Why am I saying LUMP? Why am I yelling at you? These questions shouldn’t have answers and I would rather they didn’t, but sadly we mustn’t all get what we want.
LUMP is a product, a collaboration between Mike Lindsay of the band Tunng and Laura Marling, an artist I’ve been in love with since 2015. They both have folk rock and alternative folk backgrounds, which makes a collaboration unsurprising, though Lindsay also delves into folktronica so the end result would take Marling a step away from her norm. The result of the collaboration fills us with lyrics and vocals done entirely by Marling, with Lindsay bringing the primary instrumental part of the album. From the brief experience I have had with Tunng, the moody electronic folk sound they seem to be known for makes a significant presence here. As for Marling, she tends to be very poetic with her lyricism, but it feels like she allowed herself to go further into the ambiguity by allowing the lyrics to be more theatrical alongside the music built around. Marling and Lindsay referred to their recording experience as effortless, and I believe it based solely on how well both parts of each song gel. LUMP, as an album, brings an electronic folk fusion that takes the best of both artists.

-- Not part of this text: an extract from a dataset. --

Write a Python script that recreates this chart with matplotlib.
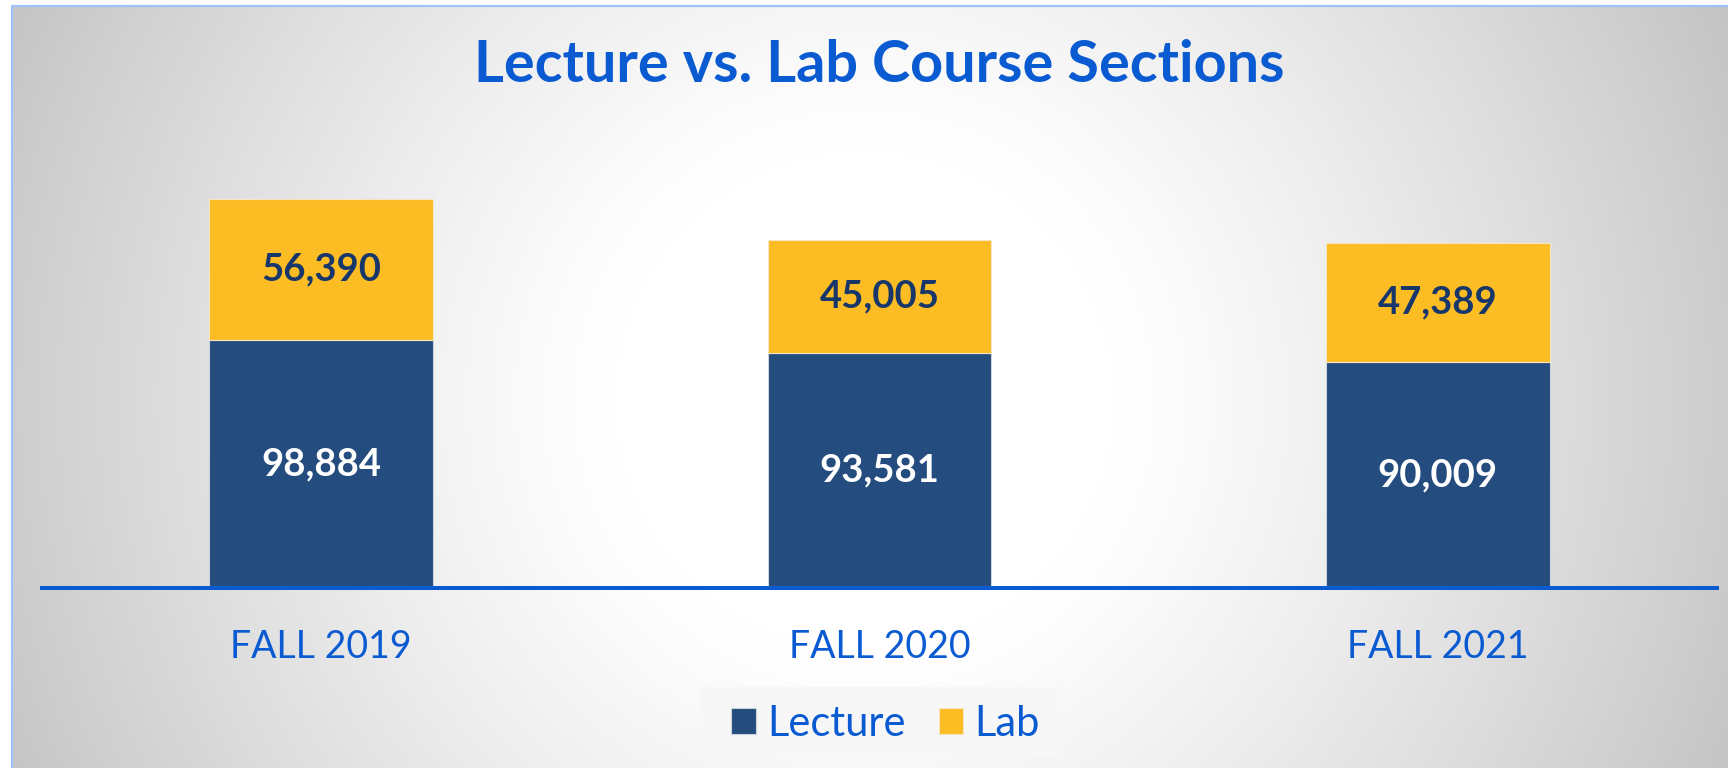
import numpy as np
import matplotlib
matplotlib.use("Agg")
import matplotlib.pyplot as plt
from matplotlib.patches import Rectangle

# ---- data ----
categories = ["FALL 2019", "FALL 2020", "FALL 2021"]
lecture = [98884, 93581, 90009]
lab = [56390, 45005, 47389]

title = "Lecture vs. Lab Course Sections"
FONT = ["Lato", "DejaVu Sans"]
BLUE_TXT = "#0A5AD2"
C_LEC = "#244C7E"
C_LAB = "#FBBC24"
LAB_TXT = "#17366A"

W, H = 1728, 768
fig = plt.figure(figsize=(W / 100, H / 100), dpi=100)
fig.patch.set_facecolor("white")

# background gradient
bg = fig.add_axes([0, 0, 1, 1], zorder=0)
bg.set_xlim(0, W)
bg.set_ylim(H, 0)
bg.axis("off")
yy, xx = np.mgrid[5:H:2, 11:W:2]
d = np.sqrt((xx - 864.0) ** 2 + (yy - 400.0) ** 2)
t = np.clip((d - 250) / 720.0, 0, 1)
g = 1 - 0.24 * t ** 1.2
img = np.dstack([g, g, g])
bg.imshow(img, extent=(11, W, H, 5), aspect="auto", interpolation="bilinear", zorder=0)
bg.plot([11.5, 11.5, W], [H, 5.5, 5.5], color="#9CC3FA", lw=1.6, zorder=1)
# legend box
bg.add_patch(Rectangle((700, 687), 358, 70, facecolor="#F7F7F7", edgecolor="none", zorder=2))

# main axes
ax = fig.add_axes([42 / W, (H - 588) / H, (1717 - 42) / W, (588 - 100) / H], zorder=2)
ax.patch.set_alpha(0)
x = np.arange(len(categories))
bw = 0.4
b1 = ax.bar(x, lecture, bw, color=C_LEC, edgecolor="#c9d3e0", linewidth=0.8, label="Lecture", zorder=2)
b2 = ax.bar(x, lab, bw, bottom=lecture, color=C_LAB, edgecolor="#f6e6bf", linewidth=0.8, label="Lab", zorder=2)
ax.set_xlim(-0.5, 2.5)
ax.set_ylim(0, 194600)

for i in range(len(categories)):
    ax.text(x[i], lecture[i] / 2, f"{lecture[i]:,}", ha="center", va="center",
            color="white", fontsize=27.5, fontweight="bold", family=FONT, zorder=3)
    ax.text(x[i], lecture[i] + lab[i] / 2, f"{lab[i]:,}", ha="center", va="center",
            color=LAB_TXT, fontsize=27.5, fontweight="bold", family=FONT, zorder=3)

for s in ["top", "right", "left"]:
    ax.spines[s].set_visible(False)
ax.spines["bottom"].set_color(BLUE_TXT)
ax.spines["bottom"].set_linewidth(2.9)
ax.spines["bottom"].set_zorder(4)
ax.set_yticks([])
ax.set_xticks(x)
ax.set_xticklabels(categories, fontsize=27, color=BLUE_TXT, family=FONT)
ax.tick_params(axis="x", length=0, pad=29.5)

fig.text(879 / W, 1 - 65 / H, title, ha="center", va="center", fontsize=41.5,
         fontweight="bold", color=BLUE_TXT, family=FONT)

leg = fig.legend(handles=[b1, b2], labels=["Lecture", "Lab"], loc="center",
                 bbox_to_anchor=(885.5 / W, 1 - 724 / H), ncol=2, frameon=False,
                 prop={"family": FONT, "size": 30},
                 handlelength=0.58, handleheight=0.58, handletextpad=0.27,
                 columnspacing=0.8, borderpad=0.2)
for txt in leg.get_texts():
    txt.set_color(BLUE_TXT)

fig.savefig("out.png", dpi=100)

Of course, I love the album. Laura Marling is a treasure and Mike Lindsay is quite a talent, himself. It’s a weird surreal album that caters to the duo’s strengths and creativity. If you’re a fan of folk when it gets weird, give this a shot.
“Late to the Flight” is my recommendation. It’s the first song off the album and greatly depicts how well the duo work together. The song begins with silence followed by a chord progression that’s lumbering and anxious. The lyrics can be open to interpretation, but it appears to be about a figure who is “rolling the dices” which would usually refer to a gambler but I see as a risk-taker; though Marling refers to them as “a crooner in crises.” In the second verse, “dice fall from the table agitating the room,” giving the impression that the figure has given up. I see this as being a don’t give up on life anthem as Marling’s return to verses plead for the figure to “keep rolling the dices,” and because the chorus is sonically dream-like while talking about travelling and seeking peace. Once again, the lines are vague in the full meaning but that’s what it means to me.

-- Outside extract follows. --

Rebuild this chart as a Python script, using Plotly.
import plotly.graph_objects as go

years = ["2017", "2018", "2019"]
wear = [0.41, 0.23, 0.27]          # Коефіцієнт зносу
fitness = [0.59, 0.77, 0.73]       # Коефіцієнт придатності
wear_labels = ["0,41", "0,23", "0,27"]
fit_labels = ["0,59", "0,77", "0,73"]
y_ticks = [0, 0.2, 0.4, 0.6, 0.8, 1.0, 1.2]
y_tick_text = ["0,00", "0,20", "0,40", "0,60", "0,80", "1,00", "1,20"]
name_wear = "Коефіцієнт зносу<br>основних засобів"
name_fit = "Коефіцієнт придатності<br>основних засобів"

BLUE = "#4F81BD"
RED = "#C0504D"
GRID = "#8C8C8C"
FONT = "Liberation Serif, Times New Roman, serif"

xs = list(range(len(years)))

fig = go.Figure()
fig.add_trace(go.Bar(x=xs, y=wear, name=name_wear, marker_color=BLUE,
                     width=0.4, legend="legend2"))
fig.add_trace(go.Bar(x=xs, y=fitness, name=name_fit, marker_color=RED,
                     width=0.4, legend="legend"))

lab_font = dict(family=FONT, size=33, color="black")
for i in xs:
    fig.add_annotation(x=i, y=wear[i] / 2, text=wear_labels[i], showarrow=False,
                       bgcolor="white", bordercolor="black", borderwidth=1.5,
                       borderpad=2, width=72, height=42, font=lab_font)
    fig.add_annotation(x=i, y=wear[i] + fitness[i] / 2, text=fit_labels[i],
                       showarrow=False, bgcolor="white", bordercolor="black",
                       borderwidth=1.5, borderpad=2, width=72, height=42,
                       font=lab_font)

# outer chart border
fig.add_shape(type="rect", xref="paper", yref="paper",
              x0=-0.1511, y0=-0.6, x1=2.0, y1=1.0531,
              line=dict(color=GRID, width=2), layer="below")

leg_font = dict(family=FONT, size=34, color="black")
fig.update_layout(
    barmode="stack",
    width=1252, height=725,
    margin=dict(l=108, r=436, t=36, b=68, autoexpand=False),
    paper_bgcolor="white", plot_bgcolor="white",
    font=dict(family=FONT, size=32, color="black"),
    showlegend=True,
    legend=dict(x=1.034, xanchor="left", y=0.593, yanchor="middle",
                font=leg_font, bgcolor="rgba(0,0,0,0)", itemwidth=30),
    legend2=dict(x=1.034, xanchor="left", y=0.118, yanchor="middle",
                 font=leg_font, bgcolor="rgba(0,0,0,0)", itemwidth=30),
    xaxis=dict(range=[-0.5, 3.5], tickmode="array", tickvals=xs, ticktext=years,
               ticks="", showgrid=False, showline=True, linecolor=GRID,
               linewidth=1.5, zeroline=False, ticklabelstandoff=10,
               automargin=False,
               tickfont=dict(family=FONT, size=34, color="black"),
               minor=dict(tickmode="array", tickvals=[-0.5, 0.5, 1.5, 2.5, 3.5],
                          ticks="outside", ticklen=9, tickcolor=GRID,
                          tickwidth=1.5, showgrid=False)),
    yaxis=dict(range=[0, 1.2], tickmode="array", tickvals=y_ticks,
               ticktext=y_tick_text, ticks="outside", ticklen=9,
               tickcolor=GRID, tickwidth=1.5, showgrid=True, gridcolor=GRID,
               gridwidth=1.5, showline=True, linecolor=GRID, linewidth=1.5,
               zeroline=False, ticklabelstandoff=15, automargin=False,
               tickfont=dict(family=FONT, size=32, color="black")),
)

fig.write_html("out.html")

Watch the video. The gimmick for this album is that it is all personified through a troll, the titular LUMP. “Curse of the Contemporary” also has the LUMP, and he is as lively as ever.
NO LOVE FOR LUMP? WHAT GIVES?
There will be no end of all the praise I’ll eventually continue to give to Laura Marling so let’s take this opportunity to look at Tunng. They released a song this year! It is “ABOP.” I’m not sure if I like it or am just impressed by the electronic folksiness of the whole thing. It’s definitely a niche style that you should at least give a try if you like LUMP. LUMP!